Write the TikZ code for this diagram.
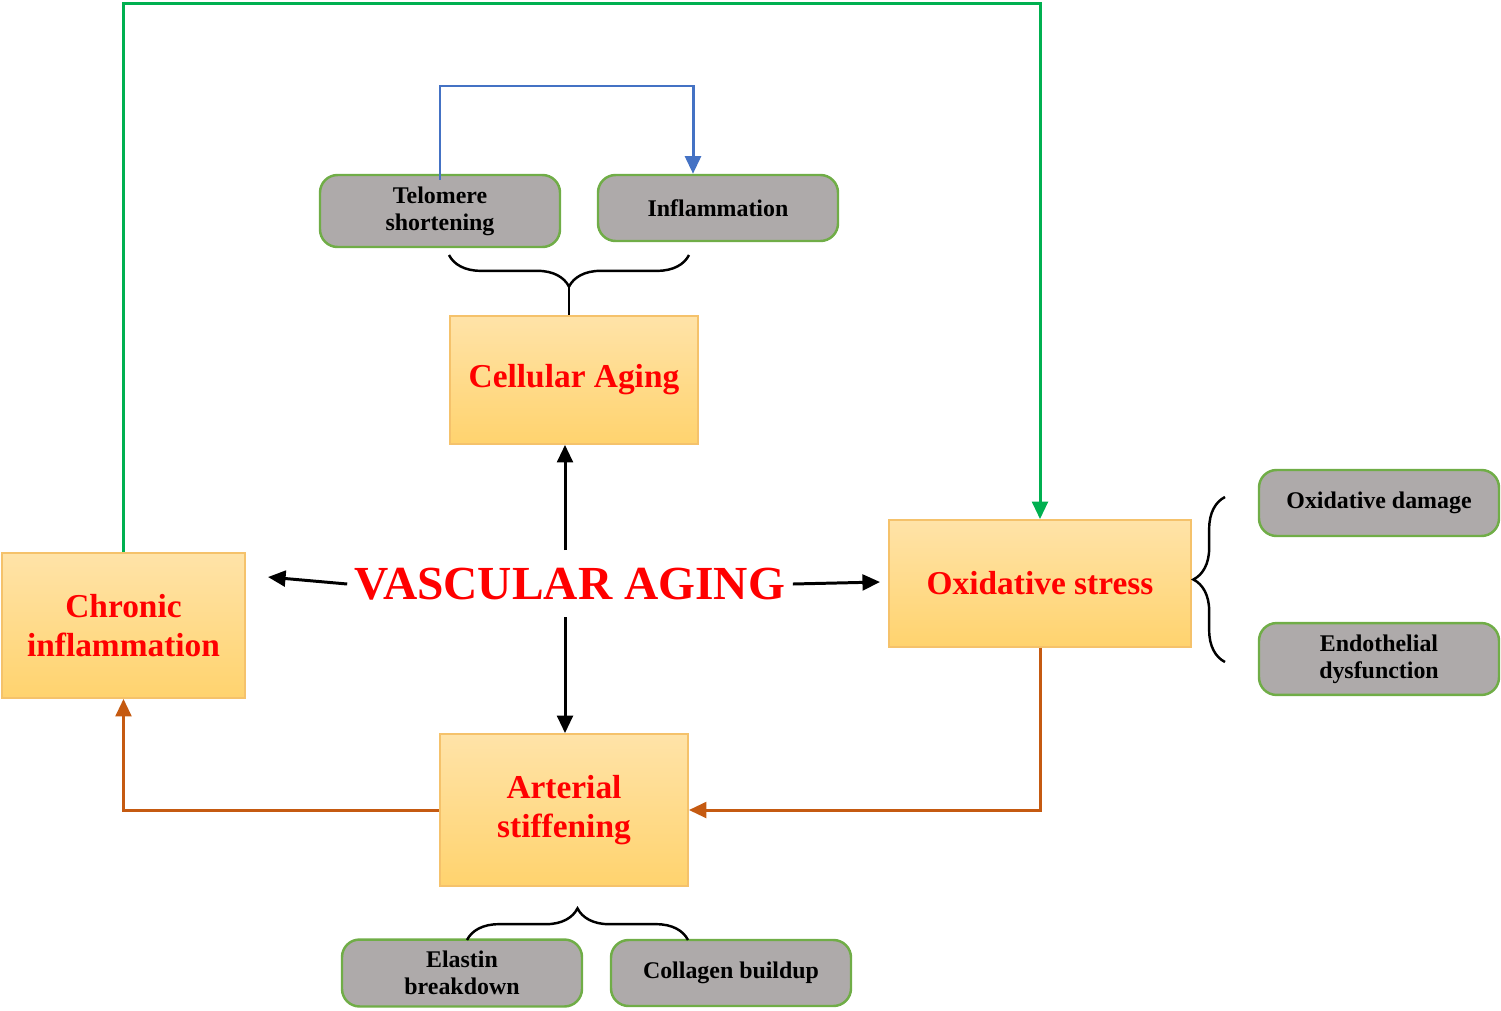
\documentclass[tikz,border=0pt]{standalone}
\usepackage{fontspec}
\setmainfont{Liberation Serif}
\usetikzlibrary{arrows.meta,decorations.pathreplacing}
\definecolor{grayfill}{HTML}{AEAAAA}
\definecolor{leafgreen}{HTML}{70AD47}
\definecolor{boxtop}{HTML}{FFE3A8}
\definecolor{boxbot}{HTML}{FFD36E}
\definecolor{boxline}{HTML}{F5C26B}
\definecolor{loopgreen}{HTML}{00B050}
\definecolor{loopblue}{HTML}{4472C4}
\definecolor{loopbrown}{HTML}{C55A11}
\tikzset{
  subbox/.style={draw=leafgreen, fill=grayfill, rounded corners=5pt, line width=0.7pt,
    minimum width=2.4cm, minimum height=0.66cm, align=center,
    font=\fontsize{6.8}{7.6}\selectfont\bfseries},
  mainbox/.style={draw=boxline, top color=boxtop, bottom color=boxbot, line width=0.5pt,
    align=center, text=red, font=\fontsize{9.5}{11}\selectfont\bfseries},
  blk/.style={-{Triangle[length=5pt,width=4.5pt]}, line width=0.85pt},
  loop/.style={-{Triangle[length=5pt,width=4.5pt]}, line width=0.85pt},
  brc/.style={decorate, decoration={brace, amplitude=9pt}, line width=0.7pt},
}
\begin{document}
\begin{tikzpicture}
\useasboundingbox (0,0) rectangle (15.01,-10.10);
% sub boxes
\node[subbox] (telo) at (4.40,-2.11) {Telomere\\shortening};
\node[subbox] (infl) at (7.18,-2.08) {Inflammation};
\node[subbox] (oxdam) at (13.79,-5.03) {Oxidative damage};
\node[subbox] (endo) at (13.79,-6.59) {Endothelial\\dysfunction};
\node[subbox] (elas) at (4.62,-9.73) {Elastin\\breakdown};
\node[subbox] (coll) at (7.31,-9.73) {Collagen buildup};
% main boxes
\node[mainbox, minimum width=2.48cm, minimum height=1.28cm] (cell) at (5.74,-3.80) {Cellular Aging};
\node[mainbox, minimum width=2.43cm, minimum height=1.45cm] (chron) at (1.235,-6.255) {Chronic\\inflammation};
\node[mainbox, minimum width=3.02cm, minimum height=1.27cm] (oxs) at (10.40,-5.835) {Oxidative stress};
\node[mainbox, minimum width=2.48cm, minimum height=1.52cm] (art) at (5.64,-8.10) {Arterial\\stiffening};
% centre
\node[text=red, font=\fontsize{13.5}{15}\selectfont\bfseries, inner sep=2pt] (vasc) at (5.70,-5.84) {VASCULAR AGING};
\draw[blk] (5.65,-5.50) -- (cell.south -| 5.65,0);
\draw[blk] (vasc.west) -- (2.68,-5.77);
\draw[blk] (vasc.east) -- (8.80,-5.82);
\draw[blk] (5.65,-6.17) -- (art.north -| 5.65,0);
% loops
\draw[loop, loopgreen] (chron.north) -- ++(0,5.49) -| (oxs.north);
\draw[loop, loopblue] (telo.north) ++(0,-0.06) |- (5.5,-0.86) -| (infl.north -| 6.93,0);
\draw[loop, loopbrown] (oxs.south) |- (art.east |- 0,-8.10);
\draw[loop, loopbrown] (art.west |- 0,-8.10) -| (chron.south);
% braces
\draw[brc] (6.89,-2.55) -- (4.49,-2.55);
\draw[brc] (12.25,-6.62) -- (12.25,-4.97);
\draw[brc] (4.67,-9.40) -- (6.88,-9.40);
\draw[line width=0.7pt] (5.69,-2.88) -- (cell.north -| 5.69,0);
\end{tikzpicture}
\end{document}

***

■ Task to carry out ■
Each line of the data is to be duplicated exactly; pictures stay out of the copy.

■ Exercise response ■
Write the TikZ code for this diagram.
\documentclass[tikz,border=0pt]{standalone}
\usepackage{fontspec}
\setmainfont{Liberation Serif}
\usetikzlibrary{arrows.meta,decorations.pathreplacing}
\definecolor{grayfill}{HTML}{AEAAAA}
\definecolor{leafgreen}{HTML}{70AD47}
\definecolor{boxtop}{HTML}{FFE3A8}
\definecolor{boxbot}{HTML}{FFD36E}
\definecolor{boxline}{HTML}{F5C26B}
\definecolor{loopgreen}{HTML}{00B050}
\definecolor{loopblue}{HTML}{4472C4}
\definecolor{loopbrown}{HTML}{C55A11}
\tikzset{
  subbox/.style={draw=leafgreen, fill=grayfill, rounded corners=5pt, line width=0.7pt,
    minimum width=2.4cm, minimum height=0.66cm, align=center,
    font=\fontsize{6.8}{7.6}\selectfont\bfseries},
  mainbox/.style={draw=boxline, top color=boxtop, bottom color=boxbot, line width=0.5pt,
    align=center, text=red, font=\fontsize{9.5}{11}\selectfont\bfseries},
  blk/.style={-{Triangle[length=5pt,width=4.5pt]}, line width=0.85pt},
  loop/.style={-{Triangle[length=5pt,width=4.5pt]}, line width=0.85pt},
  brc/.style={decorate, decoration={brace, amplitude=9pt}, line width=0.7pt},
}
\begin{document}
\begin{tikzpicture}
\useasboundingbox (0,0) rectangle (15.01,-10.10);
% sub boxes
\node[subbox] (telo) at (4.40,-2.11) {Telomere\\shortening};
\node[subbox] (infl) at (7.18,-2.08) {Inflammation};
\node[subbox] (oxdam) at (13.79,-5.03) {Oxidative damage};
\node[subbox] (endo) at (13.79,-6.59) {Endothelial\\dysfunction};
\node[subbox] (elas) at (4.62,-9.73) {Elastin\\breakdown};
\node[subbox] (coll) at (7.31,-9.73) {Collagen buildup};
% main boxes
\node[mainbox, minimum width=2.48cm, minimum height=1.28cm] (cell) at (5.74,-3.80) {Cellular Aging};
\node[mainbox, minimum width=2.43cm, minimum height=1.45cm] (chron) at (1.235,-6.255) {Chronic\\inflammation};
\node[mainbox, minimum width=3.02cm, minimum height=1.27cm] (oxs) at (10.40,-5.835) {Oxidative stress};
\node[mainbox, minimum width=2.48cm, minimum height=1.52cm] (art) at (5.64,-8.10) {Arterial\\stiffening};
% centre
\node[text=red, font=\fontsize{13.5}{15}\selectfont\bfseries, inner sep=2pt] (vasc) at (5.70,-5.84) {VASCULAR AGING};
\draw[blk] (5.65,-5.50) -- (cell.south -| 5.65,0);
\draw[blk] (vasc.west) -- (2.68,-5.77);
\draw[blk] (vasc.east) -- (8.80,-5.82);
\draw[blk] (5.65,-6.17) -- (art.north -| 5.65,0);
% loops
\draw[loop, loopgreen] (chron.north) -- ++(0,5.49) -| (oxs.north);
\draw[loop, loopblue] (telo.north) ++(0,-0.06) |- (5.5,-0.86) -| (infl.north -| 6.93,0);
\draw[loop, loopbrown] (oxs.south) |- (art.east |- 0,-8.10);
\draw[loop, loopbrown] (art.west |- 0,-8.10) -| (chron.south);
% braces
\draw[brc] (6.89,-2.55) -- (4.49,-2.55);
\draw[brc] (12.25,-6.62) -- (12.25,-4.97);
\draw[brc] (4.67,-9.40) -- (6.88,-9.40);
\draw[line width=0.7pt] (5.69,-2.88) -- (cell.north -| 5.69,0);
\end{tikzpicture}
\end{document}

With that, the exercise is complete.